We’ve had a couple of non-standard juleps in the past weeks: one with cilantro and tequila, and one with banana-infused bourbon, and I have to say, the julep format is quickly becoming one of my favorites. There is something so fresh and refreshing about a glass full of crisp, green herbs and crushed ice. For me, Thai basil is one of the most distinctive flavors in Thai cuisine, so it was natural to try to build a julep around it. Moreover, I wanted to capture the capsaicin heat of Thai food, for this drink.

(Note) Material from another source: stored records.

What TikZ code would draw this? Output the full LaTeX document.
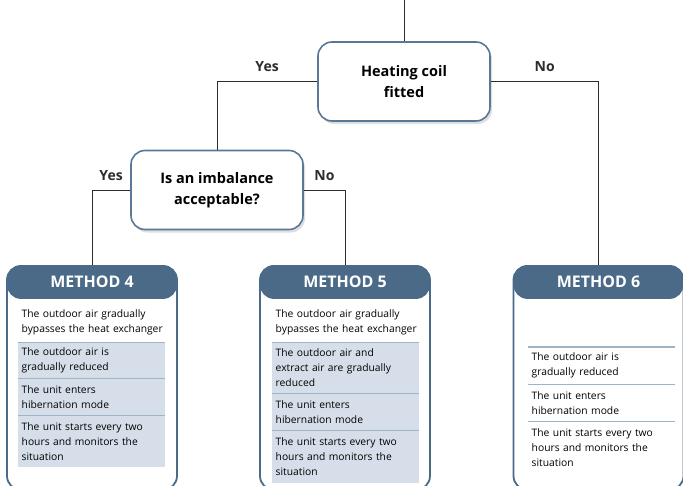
\documentclass[tikz,border=0pt]{standalone}
\usepackage{fontspec}
\setmainfont{Open Sans}
\usepackage{tikz}
\usetikzlibrary{positioning, shadows, calc}
\definecolor{head_blue}{RGB}{74, 106, 136}
\definecolor{dec_border}{RGB}{88, 120, 150}
\definecolor{row_shade}{RGB}{214, 223, 233}
\definecolor{sep_blue}{RGB}{160, 180, 200}
\definecolor{line_gray}{RGB}{45, 45, 45}
\hyphenpenalty=10000
\exhyphenpenalty=10000

\begin{document}
\begin{tikzpicture}[
        x=1pt, y=-1pt,
        decision/.style={draw=dec_border, line width=1.6pt, rounded corners=14pt, fill=white,
            minimum width=172pt, minimum height=79pt, align=center,
            font=\bfseries\fontsize{14.5}{21}\selectfont,
            drop shadow={opacity=0.25, shadow xshift=2pt, shadow yshift=-3pt}},
        methodbox/.style={draw=head_blue, line width=1.8pt, rounded corners=14pt, fill=white,
            minimum width=170pt, minimum height=224pt, anchor=north,
            path picture={\fill[head_blue] (path picture bounding box.north west)
                rectangle ([yshift=-33pt]path picture bounding box.north east);}},
        methodtitle/.style={text=white, font=\bfseries\fontsize{16}{16}\selectfont},
        row/.style={text width=140pt, inner xsep=3.5pt, inner ysep=0pt, align=left,
            font=\fontsize{10.3}{15}\selectfont},
        shaded/.style={row, fill=row_shade},
        sepline/.style={sep_blue, line width=1.2pt},
        link/.style={line_gray, line width=1pt},
        answer/.style={font=\bfseries\fontsize{14}{14}\selectfont, above=6pt}
    ]
        \useasboundingbox (0,0) rectangle (683,485);
        \clip (0,0) rectangle (683,485);

        % -------- Decisions --------
        \node[decision] (hc) at (404,81.5) {Heating coil\\fitted};
        \node[decision] (ia) at (217,190) {Is an imbalance\\acceptable?};

        % -------- Methods --------
        \node[methodbox] (m4) at (92,265) {};
        \node[methodbox] (m5) at (345,265) {};
        \node[methodbox] (m6) at (598.5,265) {};
        \foreach \m/\n in {m4/4, m5/5, m6/6}{
            \node[methodtitle] (t\n) at ([yshift=-16.5pt]\m.north) {METHOD \n};
        }

        % Method 4
        \node[row, minimum height=39pt, anchor=north west] (r41) at (18,303)
            {The outdoor air gradually\\\mbox{bypasses the heat exchanger}};
        \node[shaded, minimum height=36pt, below=0pt of r41] (r42)
            {The outdoor air is\\gradually reduced};
        \node[shaded, minimum height=36pt, below=0pt of r42] (r43)
            {The unit enters\\hibernation mode};
        \node[shaded, minimum height=52pt, below=0pt of r43] (r44)
            {The unit starts every two\\hours and monitors the\\situation};

        % Method 5
        \node[row, minimum height=39pt, anchor=north west] (r51) at (272,303)
            {The outdoor air gradually\\\mbox{bypasses the heat exchanger}};
        \node[shaded, minimum height=51pt, below=0pt of r51] (r52)
            {The outdoor air and\\extract air are gradually\\reduced};
        \node[shaded, minimum height=36pt, below=0pt of r52] (r53)
            {The unit enters\\hibernation mode};
        \node[shaded, minimum height=53pt, below=0pt of r53] (r54)
            {The unit starts every two\\hours and monitors the\\situation};

        % Method 6
        \node[row, minimum height=37pt, anchor=north west] (r62) at (528,347)
            {The outdoor air is\\gradually reduced};
        \node[row, minimum height=37pt, below=0pt of r62] (r63)
            {The unit enters\\hibernation mode};
        \node[row, minimum height=52pt, below=0pt of r63] (r64)
            {The unit starts every two\\hours and monitors the\\situation};

        % Separators
        \foreach \r in {r42, r43, r44, r52, r53, r54, r62, r63, r64}{
            \draw[sepline] (\r.north west) -- (\r.north east);
        }

        % -------- Connectors --------
        \coordinate (top) at (404,0);
        \draw[link] (top) -- (hc.north);
        \draw[link] (hc.west) -| node[answer, pos=0.25] {Yes} (ia.north);
        \draw[link] (hc.east) -| node[answer, pos=0.25] {No} (m6.north);
        \draw[link] (ia.west) -| node[answer, pos=0.25] {Yes} (m4.north);
        \draw[link] (ia.east) -| node[answer, pos=0.25] {No} (m5.north);

    \end{tikzpicture}
\end{document}
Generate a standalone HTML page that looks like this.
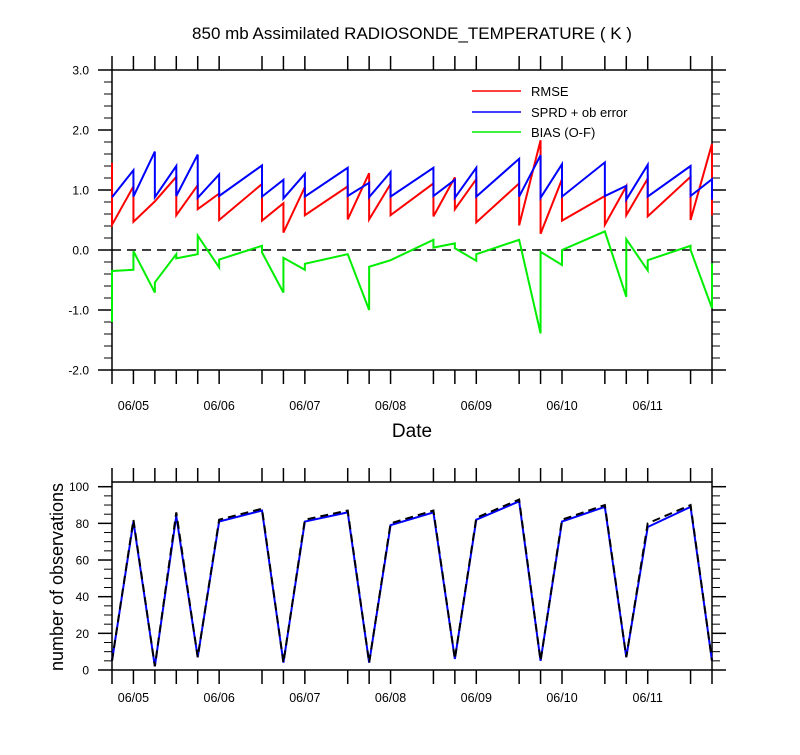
<!DOCTYPE html>
<html><head><meta charset="utf-8"><style>
body{margin:0;background:#fff;}
svg text{font-family:"Liberation Sans",sans-serif;fill:#000;}
</style></head><body>
<svg id="chart" width="800" height="750">
<text x="412" y="39" font-size="17" text-anchor="middle">850 mb Assimilated RADIOSONDE_TEMPERATURE ( K )</text>
<text x="412" y="437" font-size="19" text-anchor="middle">Date</text>
<text transform="translate(63,577) rotate(-90)" font-size="18" text-anchor="middle">number of observations</text>
<g id="top"></g>
<g id="bot"></g>
<g>
<line x1="472" y1="91" x2="521" y2="91" stroke="#f00" stroke-width="1.5"/>
<text x="531" y="96" font-size="13">RMSE</text>
<line x1="472" y1="112" x2="521" y2="112" stroke="#00f" stroke-width="1.5"/>
<text x="531" y="117" font-size="13">SPRD + ob error</text>
<line x1="472" y1="132" x2="521" y2="132" stroke="#0e0" stroke-width="1.5"/>
<text x="531" y="137" font-size="13">BIAS (O-F)</text>
</g>
</svg>
<script>
// times in 6-hour steps from 06/04 18Z
const times=[0,1,2,3,4,5,7,8,9,11,12,13,15,16,17,19,20,21,23,24,25,27,28];
const rmseF=[1.45,1.06,0.81,1.22,1.08,0.94,1.10,0.78,1.05,1.06,1.28,1.10,1.11,1.21,1.18,1.11,1.83,1.18,0.90,1.06,1.19,1.22,1.77];
const rmseA=[0.42,0.47,0.81,0.58,0.68,0.50,0.49,0.29,0.58,0.51,0.51,0.58,0.56,0.68,0.46,0.41,0.27,0.49,0.42,0.58,0.56,0.50,0.58];
const sprdF=[0.88,1.33,1.64,1.40,1.59,1.26,1.41,1.17,1.27,1.37,1.12,1.30,1.37,1.17,1.37,1.52,1.58,1.43,1.46,1.07,1.42,1.40,1.18];
const sprdA=[0.88,0.89,0.88,0.90,0.87,0.90,0.89,0.86,0.89,0.90,0.88,0.89,0.90,0.87,0.89,0.89,0.87,0.89,0.90,0.84,0.89,0.90,0.84];
const biasF=[-1.2,-0.33,-0.71,-0.07,-0.07,-0.29,0.07,-0.71,-0.33,-0.07,-1.0,-0.17,0.17,0.11,-0.18,0.17,-1.39,-0.25,0.31,-0.78,-0.34,0.07,-0.97];
const biasA=[-0.35,-0.02,-0.54,-0.14,0.24,-0.16,-0.04,-0.13,-0.23,-0.07,-0.28,-0.17,0.04,0.03,-0.07,0.17,-0.03,0.00,0.31,0.18,-0.17,0.00,-0.22];
const obsBlue=[5,81,2,84,7,81,87,4,81,86,4,79,86,6,82,92,5,81,89,7,78,89,5];
const obsBlack=[5,82,2,86,7,82,88,4,82,87,4,80,87,6,83,93,5,82,90,7,80,90,5];
const dateLabels=["06/05","06/06","06/07","06/08","06/09","06/10","06/11"];
const dateTimes=[1,5,9,13,17,21,25];
const yTicksTop=[3,2,1,0,-1,-2];
const yTicksBot=[0,20,40,60,80,100];

const NS="http://www.w3.org/2000/svg";
const X=t=>112+t*600/28;
const YT=v=>70+(3-v)*60;
const YB=v=>670-v*1.833;
function mk(p,tag,a){const e=document.createElementNS(NS,tag);for(const k in a)e.setAttribute(k,a[k]);p.appendChild(e);return e;}
function frame(g,y0,y1,yf,majors,minorStep,lo,hi,fmt,lblOff){
  const f=mk(g,'rect',{x:112,y:y0,width:600,height:y1-y0,fill:'none',stroke:'#000','stroke-width':1.5});
  
  
  for(const t of times){
    const a=mk(g,'line',{x1:X(t),y1:y0,x2:X(t),y2:y0-14,stroke:'#000','stroke-width':1.5});
    
    
    const b=mk(g,'line',{x1:X(t),y1:y1,x2:X(t),y2:y1+14,stroke:'#000','stroke-width':1.5});
    
    
  }
  const n=Math.round((hi-lo)/minorStep);
  for(let k=0;k<=n;k++){
    const v=lo+k*minorStep;
    const isMaj=majors.some(m=>Math.abs(m-v)<1e-6);
    const L=isMaj?14:8, y=yf(v);
    const l=mk(g,'line',{x1:112-L,y1:y,x2:112,y2:y,stroke:'#000','stroke-width':isMaj?1.5:1});
    
    
    const r=mk(g,'line',{x1:712,y1:y,x2:712+L,y2:y,stroke:'#000','stroke-width':isMaj?1.5:1});
    
    
  }
  for(const m of majors){
    const tx=mk(g,'text',{x:89,y:yf(m)+4.5,'font-size':12,'text-anchor':'end'});
    tx.textContent=fmt(m);
    
    
  }
  dateLabels.forEach((d,i)=>{
    const tx=mk(g,'text',{x:X(dateTimes[i]),y:y1+lblOff,'font-size':12.5,'text-anchor':'middle'});
    tx.textContent=d;
    
    
  });
}
const gTop=document.getElementById('top'),gBot=document.getElementById('bot');
frame(gTop,70,370,YT,yTicksTop,0.2,-2,3,v=>v.toFixed(1),40);
frame(gBot,482,670,YB,yTicksBot,5,0,100,v=>String(v),32);
const z=mk(gTop,'line',{x1:112,y1:YT(0),x2:712,y2:YT(0),stroke:'#000','stroke-width':1.5,'stroke-dasharray':'9,6'});


function saw(F,A,color,name){
  let pts=[];
  times.forEach((t,i)=>{pts.push(X(t)+','+YT(F[i]));pts.push(X(t)+','+YT(A[i]));});
  const p=mk(gTop,'polyline',{points:pts.join(' '),fill:'none',stroke:color,'stroke-width':2});
  
  
}
saw(rmseF,rmseA,'#f00','rmse-line');
saw(sprdF,sprdA,'#00f','sprd-line');
saw(biasF,biasA,'#0e0','bias-line');
function obs(V,color,dash,name){
  const pts=times.map((t,i)=>X(t)+','+YB(V[i])).join(' ');
  const a={points:pts,fill:'none',stroke:color,'stroke-width':2};
  if(dash)a['stroke-dasharray']=dash;
  const p=mk(gBot,'polyline',a);
  
  
}
obs(obsBlue,'#00f',null,'obs-assimilated-line');
obs(obsBlack,'#000','8,5','obs-total-line');
</script>
</body></html>
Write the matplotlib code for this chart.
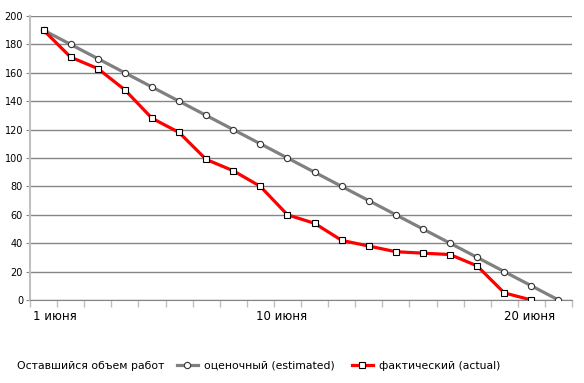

Any good whiskey comes with a bit of a burn, which sugar and water do much to diminish, but since we’re using soju, we have to get that burn from another source.

And regarding our MxMo theme, just look how green that is:

Bird’s Eye Julep

2 oz Thai Chile and Lemongrass-infused Soju
.25 oz Demerara syrup
1 Dash Orange Bitters (Regan’s)
Muddle Thai basil and Demerara syrup in a cold glass. Fill with crushed ice and then pour in the soju. Give it a quick stir and then garnish with more fresh basil.

For the infusion, we chopped up two stalks of lemongrass and four Bird’s Eye Chili peppers, (the green kind) and allowed them to steep in 8 oz of soju for five days. The lemongrass flavor was very subtle compared to the chili, which made up the bulk of the flavor in this infusion. The Thai basil greets the nose in a really big way, so that when you imbibe this drink, the aroma of fresh basil completely fills the senses. I like to serve my juleps in a relatively wide-mouthed glass, so that you both see and smell the fresh herbs, and they make a strong impression.

This drink would be the perfect accompaniment to a big bowl of green curry, with its sensual blend of burning peppers and cooling basil. A huge thanks to Ed for hosting MxMo! See you next month.